Myth: 5 Hours of Sleep Per Night is Enough
One of the hardest myths to debunk is the myth that adults don’t need much sleep. We put our kids to bed early, and make sure they’ve slept at least 9 hours, but we don’t look after ourselves in the same way. You might be used to sleeping fewer hours because you just don’t have enough time during the day to get all your projects finished, but that doesn’t mean you don’t need more sleep.
To function well during the day, protect your health, and strengthen your immune system, you need to sleep at least 7-9 hours per night. The US Centers for Disease Control and Prevention found that over 30% of Americans are sleeping fewer than 7 hours per night! Sleep deprivation leads to a host of health problems, including moodiness, irritability, trouble concentrating, high blood pressure, weight gain, diabetes, depression, and a higher chance of falling ill.
Myth: Snoring Is Harmless
Snoring is a sensitive issue for many couples. Your partner might spend half the night lying awake listening to you snore, but you get very defensive whenever they bring it up, since you think snoring is harmless. However, even though snoring affects one in three adults, it isn’t normal and should be taken seriously. If you snore during the night, this is an indication that you’re struggling to breathe, or that your breathing has been interrupted. You may be suffering from a cold or congestion, an allergy, or worse. Snoring can often indicate the presence of a sleep disorder, such as sleep apnea, that makes it difficult for you to breathe at night, and disrupts your sleep patterns. If you’ve been snoring throughout the night, you haven’t had the restful night you’d like to believe, and you need to find out why you’re snoring.
Myth: Alcohol will Help You Sleep
Many people believe that having a beer before bed will help them sleep better. After all, you start to feel sleepy and heavy after a drink, and often find yourself half asleep before you climb into bed. However, this nightcap is having to opposite effect, and drinking before bed will lead to worse sleep. It’s true that you may fall asleep faster, but drinking before bed inhibits the normal rhythm of your sleep cycles, and you’ll wake up more during the night, have a restless sleep, and not spend enough time in REM sleep. You won’t wake up feeling rested and refreshed if you’ve had alcohol before bed.
Myth: Laying in Bed Will Help You Fall Asleep
Are you struggling to fall asleep? You may be tempted to lay in bed trying to fall asleep for an hour, but this could be making it harder for you to fall asleep. If you’re lying in bed awake for more than 20 minutes, it’s time to try a new tactic. When you’re feeling restless, get out of bed for a few minutes, do some light stretching, or do some easy task like putting away the dishes or folding the laundry. This will help your mind relax, and in a few minutes, you’ll be able to fall asleep easily.

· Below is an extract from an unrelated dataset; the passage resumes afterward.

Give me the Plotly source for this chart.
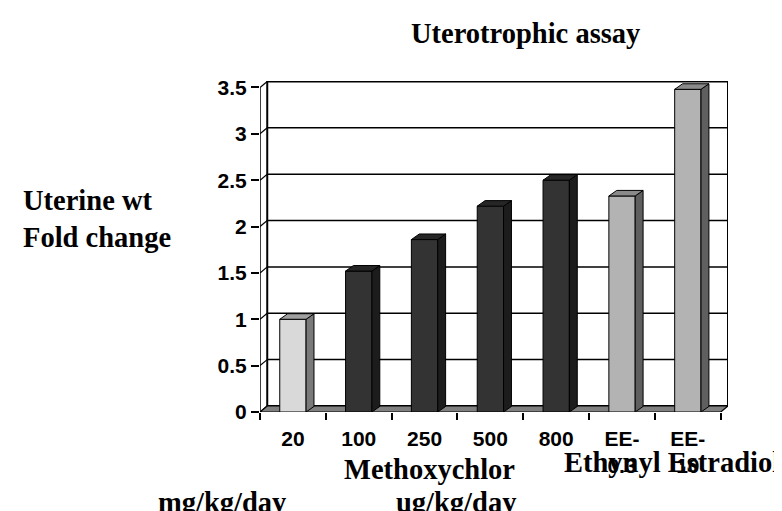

Myth: Watching TV or Scrolling Through Instagram will Help You Sleep
If you’re struggling to fall asleep, you might be tempted to reach for your phone or turn on the TV. However, spending time with your electronics before bed will have the opposite effect, and you might find yourself pulling an all-nighter catching up on your favorite TV show. The reason your TV or phone inhibit sleep is because your devices emit a blue light, and this light signals to your brain that it’s still daytime. It prevents your body from producing melatonin, the hormone that tells your body it’s time to sleep. Experts recommend that you avoid using your electronics for 2 hours before sleeping, and using a red filter app on your phone in the evening.